The first is to start allowing God to design your reason for being, your why. Like Samson, you too are not an accident. There is not one person who is here today “just because.” Your life has a divine purpose.

There is a purpose to your salvation that goes way beyond the “streets of gold.” There is not one place in the bible where God ever anointed someone “just because.” Every anointing comes with a divine appointing—a call to serve God and lead others to Him.

And you are the perfect will of God for this generation. God, well in advance, knew what would be happening in our world today. He knew the situations and crises this world would face. In His grace and mercy, God calls and equips His messengers into the world for today: He gives them wisdom, strength, particular abilities.

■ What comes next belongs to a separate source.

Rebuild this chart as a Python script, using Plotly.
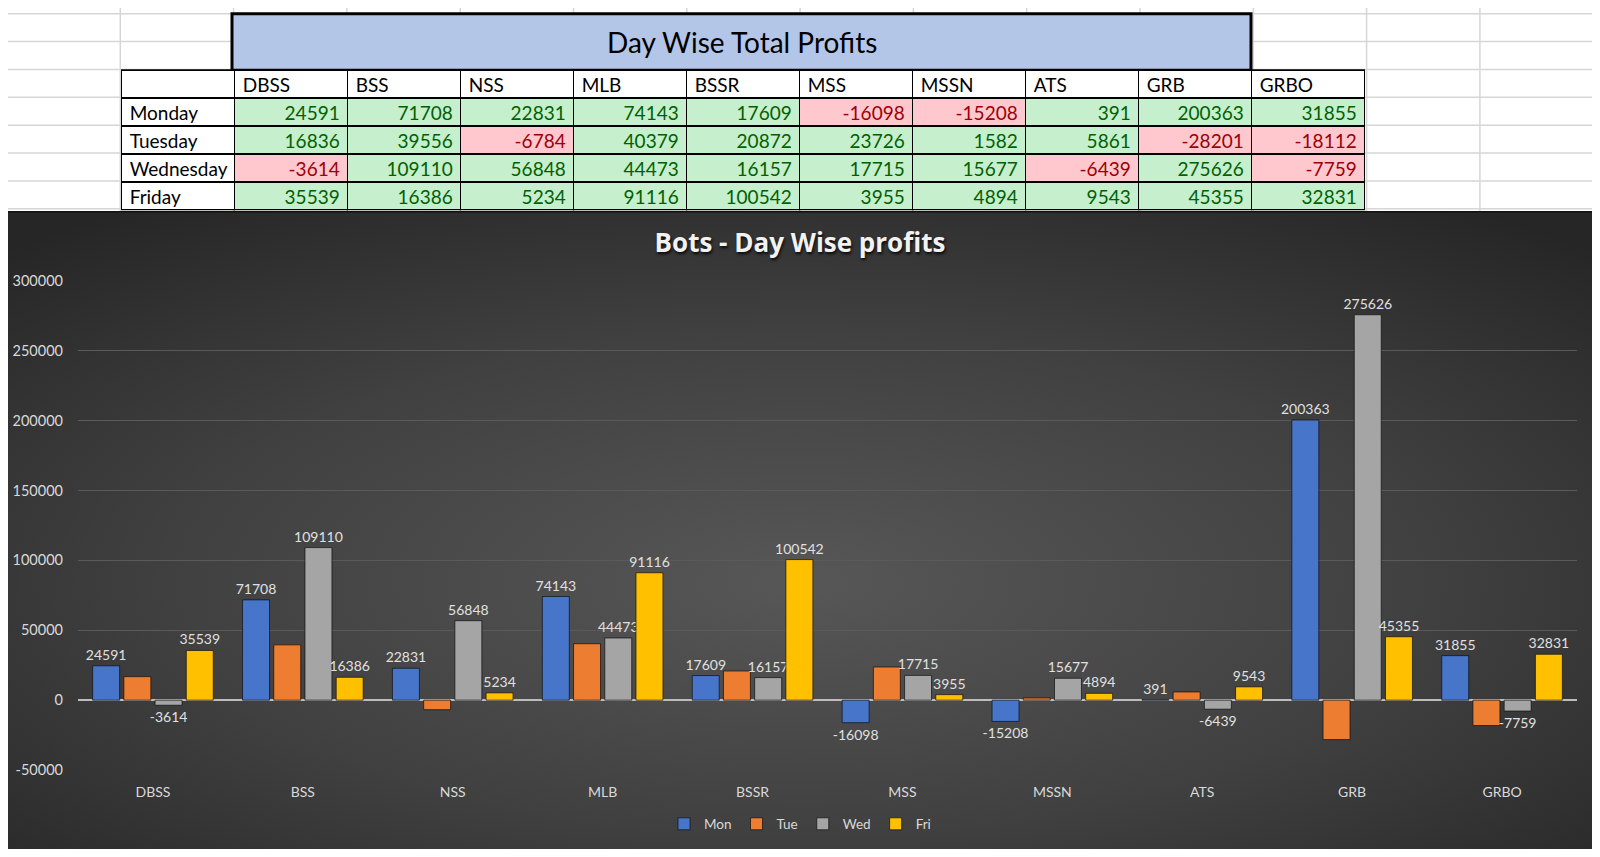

And God has chosen you! You are uniquely and wonderfully made. You are qualified to exactly what God calls you to do, whether you feel like it or not. God doesn’t just call the qualified, he equips the called.

Three Truths

So I have three truths for you today, that I’ll back up with scripture.

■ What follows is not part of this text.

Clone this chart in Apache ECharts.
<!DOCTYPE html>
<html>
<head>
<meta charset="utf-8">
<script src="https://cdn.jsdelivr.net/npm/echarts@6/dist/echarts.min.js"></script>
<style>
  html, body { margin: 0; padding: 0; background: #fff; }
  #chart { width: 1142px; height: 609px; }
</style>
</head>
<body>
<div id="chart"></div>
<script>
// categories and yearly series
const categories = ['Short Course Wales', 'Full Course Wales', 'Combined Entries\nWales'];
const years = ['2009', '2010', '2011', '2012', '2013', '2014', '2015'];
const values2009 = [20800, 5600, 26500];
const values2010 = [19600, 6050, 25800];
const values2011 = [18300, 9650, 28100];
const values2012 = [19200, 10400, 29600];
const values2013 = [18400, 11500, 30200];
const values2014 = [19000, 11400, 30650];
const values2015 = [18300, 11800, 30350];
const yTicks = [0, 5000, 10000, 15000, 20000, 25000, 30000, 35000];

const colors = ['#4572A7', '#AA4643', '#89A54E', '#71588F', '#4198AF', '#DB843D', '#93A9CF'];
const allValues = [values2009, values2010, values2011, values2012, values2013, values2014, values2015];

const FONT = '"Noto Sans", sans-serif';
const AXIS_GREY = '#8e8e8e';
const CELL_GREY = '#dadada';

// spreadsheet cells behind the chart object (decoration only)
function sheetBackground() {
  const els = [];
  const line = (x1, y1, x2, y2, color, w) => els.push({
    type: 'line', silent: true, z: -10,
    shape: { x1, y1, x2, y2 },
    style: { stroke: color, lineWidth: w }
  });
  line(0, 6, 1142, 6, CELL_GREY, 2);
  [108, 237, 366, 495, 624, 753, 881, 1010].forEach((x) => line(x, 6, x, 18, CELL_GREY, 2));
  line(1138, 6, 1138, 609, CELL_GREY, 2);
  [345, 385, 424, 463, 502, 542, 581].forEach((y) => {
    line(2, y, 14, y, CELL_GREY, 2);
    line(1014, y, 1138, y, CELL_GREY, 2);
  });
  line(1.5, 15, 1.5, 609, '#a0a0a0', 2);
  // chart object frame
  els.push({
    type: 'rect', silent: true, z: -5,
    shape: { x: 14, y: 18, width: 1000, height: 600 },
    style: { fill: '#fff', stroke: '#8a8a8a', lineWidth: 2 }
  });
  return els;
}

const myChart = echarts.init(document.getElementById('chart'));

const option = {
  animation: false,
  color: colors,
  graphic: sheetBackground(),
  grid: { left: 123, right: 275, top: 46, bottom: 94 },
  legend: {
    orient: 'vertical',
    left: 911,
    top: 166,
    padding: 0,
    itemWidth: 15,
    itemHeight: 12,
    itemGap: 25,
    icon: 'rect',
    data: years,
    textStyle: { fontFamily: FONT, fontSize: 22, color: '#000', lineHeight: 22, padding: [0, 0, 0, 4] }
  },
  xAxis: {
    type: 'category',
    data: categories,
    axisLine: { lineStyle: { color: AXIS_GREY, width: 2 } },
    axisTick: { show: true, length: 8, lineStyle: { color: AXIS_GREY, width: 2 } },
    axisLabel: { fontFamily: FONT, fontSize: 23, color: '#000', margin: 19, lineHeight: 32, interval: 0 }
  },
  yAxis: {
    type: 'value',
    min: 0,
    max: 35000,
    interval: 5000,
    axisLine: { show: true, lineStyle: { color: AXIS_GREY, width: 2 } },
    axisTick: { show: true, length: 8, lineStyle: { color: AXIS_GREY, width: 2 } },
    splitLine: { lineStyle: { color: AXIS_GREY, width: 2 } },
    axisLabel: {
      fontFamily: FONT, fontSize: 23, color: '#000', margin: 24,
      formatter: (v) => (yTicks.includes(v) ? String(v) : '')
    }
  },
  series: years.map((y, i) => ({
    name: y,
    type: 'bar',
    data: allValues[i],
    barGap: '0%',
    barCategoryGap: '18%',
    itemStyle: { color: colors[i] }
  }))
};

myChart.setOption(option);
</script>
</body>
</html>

The first truth is that God picks us. The disciple Peter, who trained with Jesus for three years, said:

1 Peter 2:9

9 You are a chosen people. You are royal priests, a holy nation, God’s very own possession. As a result, you can show others the goodness of God, for he called you out of the darkness into his wonderful light.

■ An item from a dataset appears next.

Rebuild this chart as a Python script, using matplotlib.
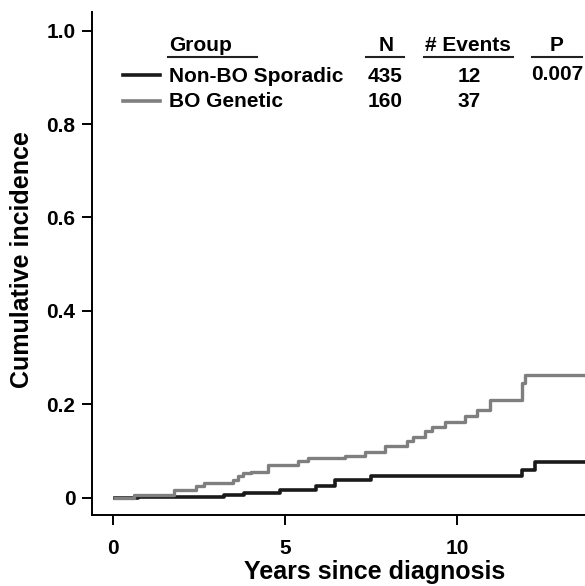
import matplotlib
matplotlib.use('Agg')

import matplotlib.pyplot as plt
from matplotlib.lines import Line2D

plt.rcParams['font.family'] = ['Liberation Sans', 'DejaVu Sans']
plt.rcParams['font.weight'] = 'bold'

# Donnees (temps en annees, incidence cumulee)
t_sporadic = [0.07, 0.72, 3.24, 3.82, 4.84, 5.91, 6.44, 7.50, 11.87, 12.26, 14.0]
y_sporadic = [0.000, 0.002, 0.006, 0.011, 0.017, 0.026, 0.038, 0.047, 0.060, 0.076, 0.076]

t_genetic = [0.07, 0.63, 1.79, 2.42, 2.66, 3.48, 3.63, 3.78, 4.02, 4.51, 5.38, 5.67,
             6.74, 7.32, 7.90, 8.53, 8.72, 9.06, 9.25, 9.64, 10.22, 10.56, 10.95,
             11.87, 11.96, 14.0]
y_genetic = [0.000, 0.006, 0.016, 0.025, 0.032, 0.039, 0.046, 0.052, 0.056, 0.070, 0.078, 0.086,
             0.089, 0.098, 0.111, 0.121, 0.131, 0.143, 0.152, 0.163, 0.175, 0.188, 0.209,
             0.246, 0.262, 0.262]

groups = ["Non-BO Sporadic", "BO Genetic"]
n_patients = ["435", "160"]
n_events = ["12", "37"]
p_value = "0.007"

W, H = 585, 586
fig = plt.figure(figsize=(W / 100, H / 100), dpi=100)
ax = fig.add_axes([92 / W, 1 - 515 / H, 1 - 92 / W, (515 - 12) / H])

ax.step(t_sporadic, y_sporadic, where='post', color='#1a1a1a', lw=2.6)
ax.step(t_genetic, y_genetic, where='post', color='#7f7f7f', lw=2.4)

ax.set_xlim(-0.6, 13.7)
ax.set_ylim(-0.037, 1.04)
ax.set_xticks([0, 5, 10])
ax.set_xticklabels(['0', '5', '10'])
ax.set_yticks([0, 0.2, 0.4, 0.6, 0.8, 1.0])
ax.set_yticklabels(['0', '0.2', '0.4', '0.6', '0.8', '1.0'])
ax.spines['top'].set_visible(False)
ax.spines['right'].set_visible(False)
for s in ['left', 'bottom']:
    ax.spines[s].set_linewidth(1.4)
ax.tick_params(direction='out', length=7, width=1.4, labelsize=15, pad=5)
ax.tick_params(axis='x', pad=10)
for lab in ax.get_xticklabels() + ax.get_yticklabels():
    lab.set_fontweight('bold')

ax.set_xlabel("Years since diagnosis", fontsize=18, fontweight='bold')
ax.set_ylabel("Cumulative incidence", fontsize=18, fontweight='bold')
ax.xaxis.set_label_coords(0.574, -0.09)
ax.yaxis.set_label_coords(-0.118, 0.508)


# Tableau-legende en haut
def px(x, y):
    return x / W, 1 - y / H


def txt(x, y, s, ha='left'):
    fig.text(*px(x, y), s, ha=ha, va='baseline', fontsize=15, fontweight='bold')


def hline(x0, x1, y, color='#222222', lw=1.5):
    fig.add_artist(Line2D([x0 / W, x1 / W], [1 - y / H, 1 - y / H], color=color, lw=lw))


txt(169, 51, "Group")
txt(386, 51, "N", ha='center')
txt(468, 51, "# Events", ha='center')
txt(557, 51, "P", ha='center')
hline(168, 257, 57)
hline(366, 404, 57)
hline(424, 513, 57)
hline(532, 582, 57)

row_y = [82, 107]
line_y = [75, 101]
row_col = ['#1a1a1a', '#7f7f7f']
for i in range(2):
    hline(123, 160, line_y[i], color=row_col[i], lw=2.6)
    txt(169, row_y[i], groups[i])
    txt(385, row_y[i], n_patients[i], ha='center')
    txt(469, row_y[i], n_events[i], ha='center')
txt(557, 80, p_value, ha='center')

fig.savefig("out.png", dpi=100)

This word chosen here translates as “picked out.” So that means God picks us.

It’s not like recess or gym class as a kid where captains one by one start choosing who they wanted on their team. They pick all the better kids first. Then when it gets to the end, instead of picking and actually wanting someone on the team, the team discusses who they just have to take, who they have to be stuck with.

I know we can feel like that when it comes to God. We think, we’ve made too many mistakes. We’re just too broken, too messed up. I’m just not good enough. God could never want me.

But the honest truth is: HE DOES and He picked you. He’s not stuck with us. We are not just the kid at the end of line getting picked because you’re all that’s left. Which leads to truth #2.

Second truth: God not only picks you, but he has a purpose for you.

Ephesians 2:10

For we are God’s handiwork, created in Christ Jesus to do good works, which God prepared in advance for us to do.

Did you know that the name Christ means ultimate one? That means that you are created to be like the Ultimate One to do good works for the Ultimate One, which God prepared in advance for us to do. How cool is that?! What an honor!

Romans 8:28

And we know that in all things God works for the good of those who love him, who have been called according to his purpose.

God is not working to make us happy (although we benefit greatly from His work). He is working for His purpose. And what’s His purpose, His big theme throughout the entire bible? Us, His children, to redeem and reconcile His children back to Himself, back to His family.

Third truth: God’s promises never fail! And God promises to see His plans through and nothing is going to stop them.

Psalm 33:11

But the plans of the LORD stand firm forever, the purposes of his heart through all generations.

One example of that is when God made a promise with Abraham (back in Genesis) that his descendants would be so many, a man without a child until he was 90 years old and his wife was 80 years old, that his descendants would be like the stars in the sky, too many to count, that promise is still coming true today!

Take a moment now to reflect on how God has uniquely made you for His special purpose in the lives of those around you. Think about how God wants to use you as a bright light influencing your family, friends, neighbors, classmates, colleagues, and even the strangers whom you encounter during your daily routines.

God has chosen you and has a purpose for your life for this time in history. You are here right now for a reason. God does not make mistakes, so you are no accident, whether your parents planned you or not. So I encourage you to seek God’s plan and purpose for your life if you don’t know what it is, and choose to follow it. God gives us the desires of His heart, therefore He gives us the gifts, the abilities, the wisdom, and the strength we need to accomplish our purpose. And He promises to be with us every step of the way (Matthew 28:20).